Die Mehrheit der GDL’ler hält zum aktuellen.Chef. Das Ja zum unbefristeten Streik im laufenden Tarifkonflikt ist klar ausgefallen. Redet er trocken daher, lauschen sie ihm mit Andacht: Welche Gewerkschaft kann schon mit so wenig Aufwand den uralten Traum fast 1:1 umsetzen, „alle Räder stillstehen“ zu lassen?

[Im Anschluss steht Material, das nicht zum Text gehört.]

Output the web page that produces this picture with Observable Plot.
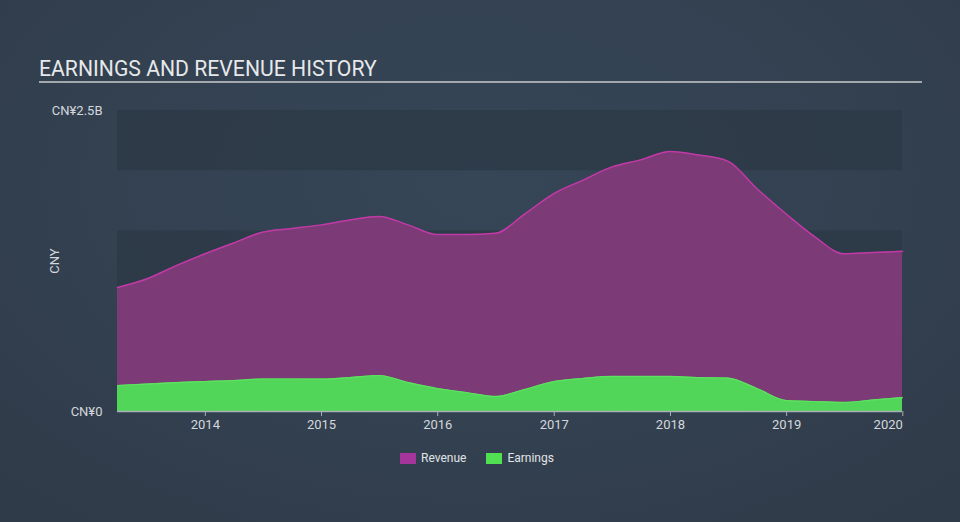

Warnsignal für Weselsky und seine GDL
Doch völlig ohne Risiko ist Weselskys Lauf nicht. Die GDL gehört dem Deutschen Beamtenbund an, der in den Einkommenskonflikten des Öffentlichen Dienstes viel moderater agiert. Gemeinsam in einer Tarifunion mit Verdi kämpfen seine Funktionäre für bessere Arbeitsbedingungen in Bund, Ländern und Kommunen. Bisher hält dieses Bündnis. Beamtenbund-Chef Klaus Dauderstädt will es auch angesichts des Lokführerstreiks nicht aufs Spiel setzen und hat sich mehrfach kritisch zur Politik des Showtalents an der GDL-Spitze geäußert. Erst jetzt hat er ihn konterkariert. Eine Schlichtung sei doch vernünftig, sagte Dauderstädt der Süddeutschen Zeitung.
Was Weselsky als Warnsignal verstehen muss: Der Beamtenbund stützt die Streikkasse seiner Mitgliedsorganisationen.